What to produce. Find all the lines with "React" and gather them.

Records to use.
=-=-=-=-=

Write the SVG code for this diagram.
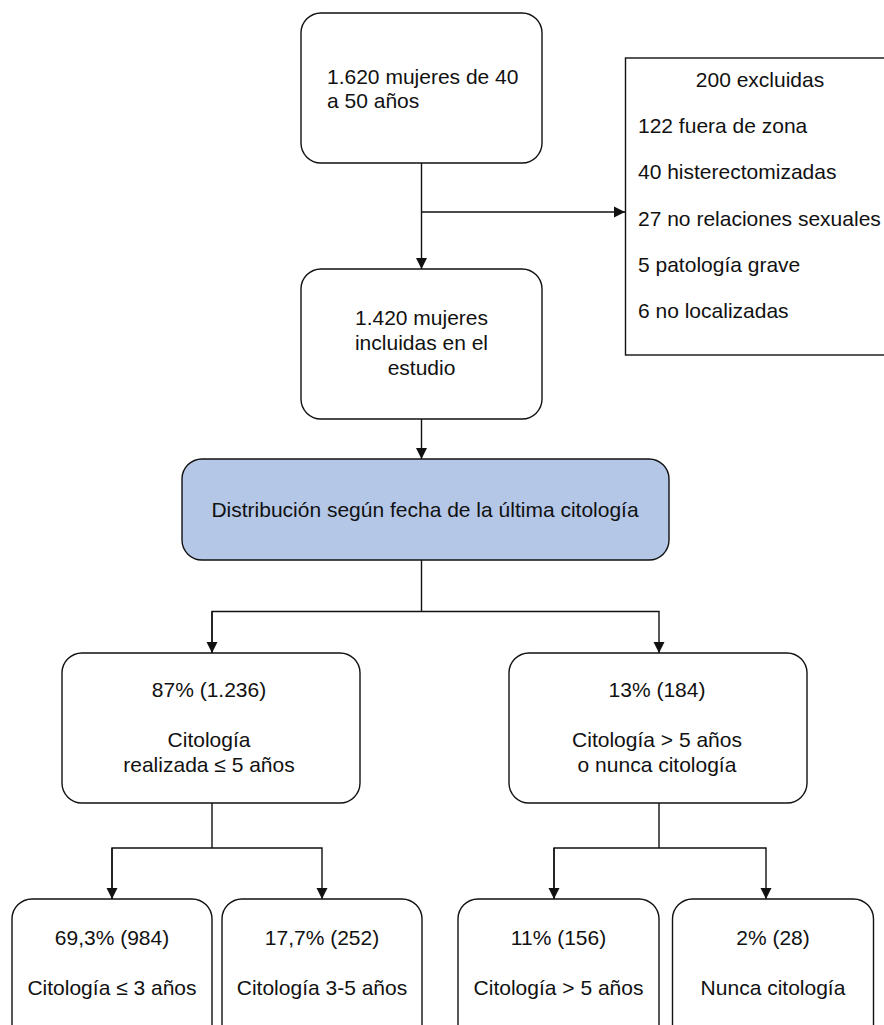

=-=-=-=-=

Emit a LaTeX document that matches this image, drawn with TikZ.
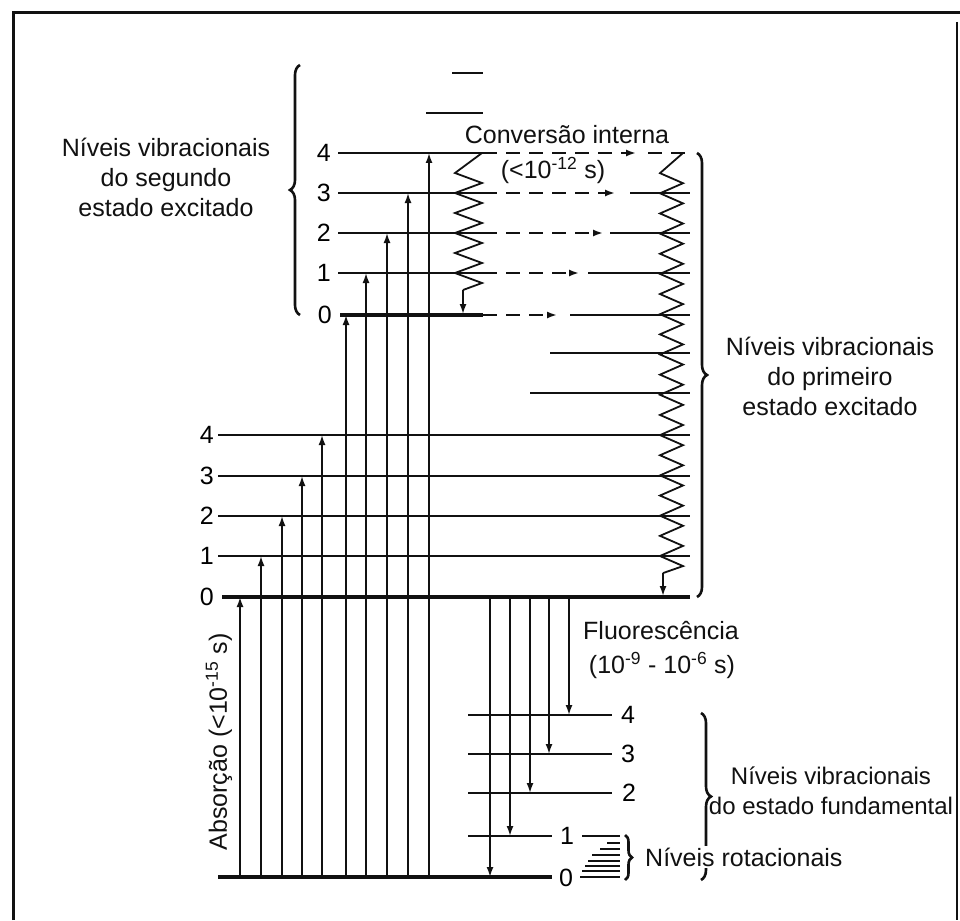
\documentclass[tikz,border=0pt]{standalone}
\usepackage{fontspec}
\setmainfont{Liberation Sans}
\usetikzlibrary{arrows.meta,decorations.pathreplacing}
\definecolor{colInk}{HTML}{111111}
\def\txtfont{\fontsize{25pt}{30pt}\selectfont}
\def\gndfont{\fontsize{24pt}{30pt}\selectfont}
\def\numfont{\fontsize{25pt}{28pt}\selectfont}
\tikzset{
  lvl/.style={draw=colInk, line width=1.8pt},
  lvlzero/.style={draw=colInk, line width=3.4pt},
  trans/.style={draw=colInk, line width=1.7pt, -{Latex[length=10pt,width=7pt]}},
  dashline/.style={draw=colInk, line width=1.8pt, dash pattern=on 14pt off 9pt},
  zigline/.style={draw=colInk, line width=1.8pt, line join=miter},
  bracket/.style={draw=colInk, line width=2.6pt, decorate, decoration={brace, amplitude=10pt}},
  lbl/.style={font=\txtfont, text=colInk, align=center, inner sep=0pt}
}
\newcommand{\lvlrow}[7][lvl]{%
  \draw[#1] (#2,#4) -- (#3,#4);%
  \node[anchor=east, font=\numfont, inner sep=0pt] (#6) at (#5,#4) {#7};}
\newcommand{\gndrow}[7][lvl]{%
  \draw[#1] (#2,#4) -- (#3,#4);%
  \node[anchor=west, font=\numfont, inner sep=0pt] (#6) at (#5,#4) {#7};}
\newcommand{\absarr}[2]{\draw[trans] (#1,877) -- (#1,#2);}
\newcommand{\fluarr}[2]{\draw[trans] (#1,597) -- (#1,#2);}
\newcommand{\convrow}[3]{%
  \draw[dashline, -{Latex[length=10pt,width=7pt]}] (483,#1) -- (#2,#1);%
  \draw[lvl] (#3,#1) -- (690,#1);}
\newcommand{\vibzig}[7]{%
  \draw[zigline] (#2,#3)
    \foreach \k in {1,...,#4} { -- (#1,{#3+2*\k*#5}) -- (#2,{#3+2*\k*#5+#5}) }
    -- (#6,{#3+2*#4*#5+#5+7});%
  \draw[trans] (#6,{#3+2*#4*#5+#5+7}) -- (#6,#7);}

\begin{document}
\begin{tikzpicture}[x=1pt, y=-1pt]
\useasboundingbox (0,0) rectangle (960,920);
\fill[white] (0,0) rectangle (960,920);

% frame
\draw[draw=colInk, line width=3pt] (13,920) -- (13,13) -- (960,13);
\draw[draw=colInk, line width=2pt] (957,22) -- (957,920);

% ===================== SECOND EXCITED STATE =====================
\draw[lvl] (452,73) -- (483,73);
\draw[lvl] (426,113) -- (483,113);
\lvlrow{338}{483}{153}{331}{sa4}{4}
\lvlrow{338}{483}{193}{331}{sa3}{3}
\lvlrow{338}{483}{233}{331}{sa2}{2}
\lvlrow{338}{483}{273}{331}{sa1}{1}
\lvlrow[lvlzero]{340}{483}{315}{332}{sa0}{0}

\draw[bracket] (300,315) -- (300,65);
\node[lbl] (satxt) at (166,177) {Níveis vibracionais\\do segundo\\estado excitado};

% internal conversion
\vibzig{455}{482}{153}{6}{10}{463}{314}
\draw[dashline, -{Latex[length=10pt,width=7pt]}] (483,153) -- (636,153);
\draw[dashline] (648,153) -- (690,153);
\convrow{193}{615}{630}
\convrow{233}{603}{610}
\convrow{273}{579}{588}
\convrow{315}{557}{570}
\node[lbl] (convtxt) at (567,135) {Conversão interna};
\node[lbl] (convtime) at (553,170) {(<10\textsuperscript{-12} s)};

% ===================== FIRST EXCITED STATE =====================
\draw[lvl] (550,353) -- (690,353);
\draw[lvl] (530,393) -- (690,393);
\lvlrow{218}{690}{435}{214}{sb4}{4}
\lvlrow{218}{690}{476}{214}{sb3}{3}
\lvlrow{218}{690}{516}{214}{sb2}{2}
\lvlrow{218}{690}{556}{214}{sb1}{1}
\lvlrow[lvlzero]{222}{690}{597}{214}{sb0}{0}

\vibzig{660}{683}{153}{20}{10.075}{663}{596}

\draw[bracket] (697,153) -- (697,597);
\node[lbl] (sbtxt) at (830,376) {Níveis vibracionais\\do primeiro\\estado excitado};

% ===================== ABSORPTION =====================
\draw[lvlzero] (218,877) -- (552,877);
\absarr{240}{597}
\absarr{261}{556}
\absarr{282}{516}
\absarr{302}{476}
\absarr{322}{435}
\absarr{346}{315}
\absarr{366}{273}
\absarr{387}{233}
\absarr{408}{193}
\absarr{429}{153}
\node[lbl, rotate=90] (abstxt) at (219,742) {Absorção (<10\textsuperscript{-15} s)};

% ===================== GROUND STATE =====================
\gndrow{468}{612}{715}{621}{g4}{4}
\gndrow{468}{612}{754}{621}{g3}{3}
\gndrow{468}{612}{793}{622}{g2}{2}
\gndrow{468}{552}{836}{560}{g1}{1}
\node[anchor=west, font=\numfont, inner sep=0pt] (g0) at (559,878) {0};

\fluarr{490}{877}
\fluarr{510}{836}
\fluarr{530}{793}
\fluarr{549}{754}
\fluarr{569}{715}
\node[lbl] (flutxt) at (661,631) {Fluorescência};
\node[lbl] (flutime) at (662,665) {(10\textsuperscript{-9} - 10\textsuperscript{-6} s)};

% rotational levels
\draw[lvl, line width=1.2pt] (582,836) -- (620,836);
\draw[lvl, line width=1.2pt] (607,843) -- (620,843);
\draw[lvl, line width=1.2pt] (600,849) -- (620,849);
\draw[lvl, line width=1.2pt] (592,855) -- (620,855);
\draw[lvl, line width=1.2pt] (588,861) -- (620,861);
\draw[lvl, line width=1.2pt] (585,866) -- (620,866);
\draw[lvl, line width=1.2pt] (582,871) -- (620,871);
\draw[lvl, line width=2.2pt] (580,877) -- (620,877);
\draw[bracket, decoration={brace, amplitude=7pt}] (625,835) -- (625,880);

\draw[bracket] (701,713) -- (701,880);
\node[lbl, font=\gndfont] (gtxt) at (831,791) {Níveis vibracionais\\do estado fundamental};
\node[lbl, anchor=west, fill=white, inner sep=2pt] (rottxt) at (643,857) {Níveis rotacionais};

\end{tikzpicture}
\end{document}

=-=-=-=-=

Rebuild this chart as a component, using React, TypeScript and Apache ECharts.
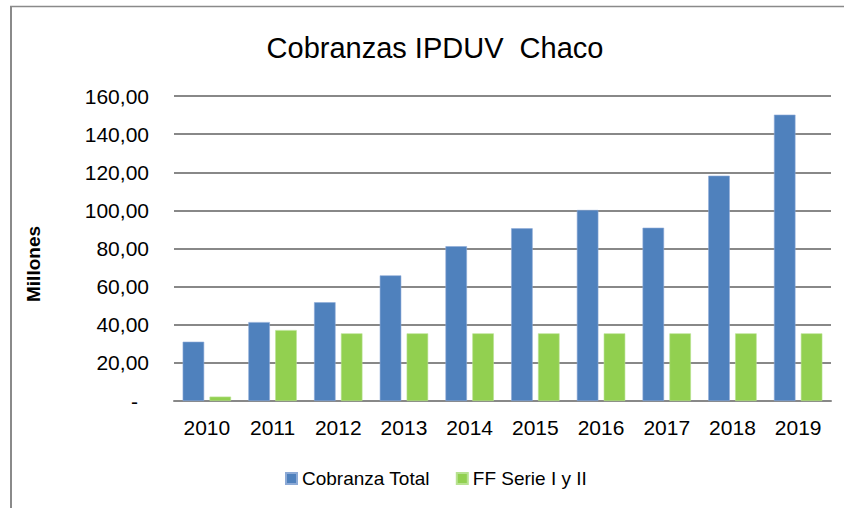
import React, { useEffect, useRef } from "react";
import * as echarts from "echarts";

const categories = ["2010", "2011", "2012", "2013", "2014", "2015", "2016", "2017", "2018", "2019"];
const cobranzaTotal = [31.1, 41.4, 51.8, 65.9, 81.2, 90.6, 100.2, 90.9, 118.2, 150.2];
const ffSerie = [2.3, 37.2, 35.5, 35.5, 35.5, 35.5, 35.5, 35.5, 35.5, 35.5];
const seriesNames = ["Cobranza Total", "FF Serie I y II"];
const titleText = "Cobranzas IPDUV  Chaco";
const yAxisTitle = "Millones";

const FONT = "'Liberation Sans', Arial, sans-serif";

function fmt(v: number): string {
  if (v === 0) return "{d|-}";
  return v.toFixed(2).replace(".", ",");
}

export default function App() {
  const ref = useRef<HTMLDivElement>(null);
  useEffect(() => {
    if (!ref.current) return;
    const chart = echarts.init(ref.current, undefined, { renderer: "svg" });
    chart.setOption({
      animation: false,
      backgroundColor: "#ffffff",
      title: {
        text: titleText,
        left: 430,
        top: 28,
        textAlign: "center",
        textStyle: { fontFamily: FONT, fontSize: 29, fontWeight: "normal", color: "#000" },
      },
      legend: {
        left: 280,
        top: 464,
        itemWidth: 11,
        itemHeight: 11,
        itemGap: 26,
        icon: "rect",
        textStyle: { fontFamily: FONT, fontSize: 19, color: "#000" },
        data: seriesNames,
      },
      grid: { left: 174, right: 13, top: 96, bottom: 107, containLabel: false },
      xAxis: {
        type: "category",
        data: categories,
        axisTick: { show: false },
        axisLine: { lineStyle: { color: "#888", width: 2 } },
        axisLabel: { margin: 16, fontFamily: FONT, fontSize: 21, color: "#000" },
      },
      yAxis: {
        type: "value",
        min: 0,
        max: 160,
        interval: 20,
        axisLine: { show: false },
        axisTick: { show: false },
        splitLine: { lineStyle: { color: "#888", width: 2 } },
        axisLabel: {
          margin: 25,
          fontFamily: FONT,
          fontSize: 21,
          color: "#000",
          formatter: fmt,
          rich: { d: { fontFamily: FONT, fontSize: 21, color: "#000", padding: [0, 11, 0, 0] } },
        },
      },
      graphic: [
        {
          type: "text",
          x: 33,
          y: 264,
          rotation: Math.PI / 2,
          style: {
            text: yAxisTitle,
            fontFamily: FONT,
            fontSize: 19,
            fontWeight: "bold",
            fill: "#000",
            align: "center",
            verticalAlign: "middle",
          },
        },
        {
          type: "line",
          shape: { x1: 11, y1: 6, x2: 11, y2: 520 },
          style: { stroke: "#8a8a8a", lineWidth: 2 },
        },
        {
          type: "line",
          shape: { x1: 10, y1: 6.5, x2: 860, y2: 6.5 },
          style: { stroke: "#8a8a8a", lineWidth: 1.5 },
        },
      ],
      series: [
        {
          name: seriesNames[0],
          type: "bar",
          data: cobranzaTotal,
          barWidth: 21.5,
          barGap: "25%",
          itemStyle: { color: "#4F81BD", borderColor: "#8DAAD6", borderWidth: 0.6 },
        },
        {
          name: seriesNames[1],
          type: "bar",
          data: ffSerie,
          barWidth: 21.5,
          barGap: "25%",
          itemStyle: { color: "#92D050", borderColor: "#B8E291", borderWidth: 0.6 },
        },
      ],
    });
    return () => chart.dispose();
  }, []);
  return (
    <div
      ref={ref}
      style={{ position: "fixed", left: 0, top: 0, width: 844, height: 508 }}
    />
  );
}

=-=-=-=-=

The response.
Rebuild this chart as a component, using React, TypeScript and Apache ECharts.
import React, { useEffect, useRef } from "react";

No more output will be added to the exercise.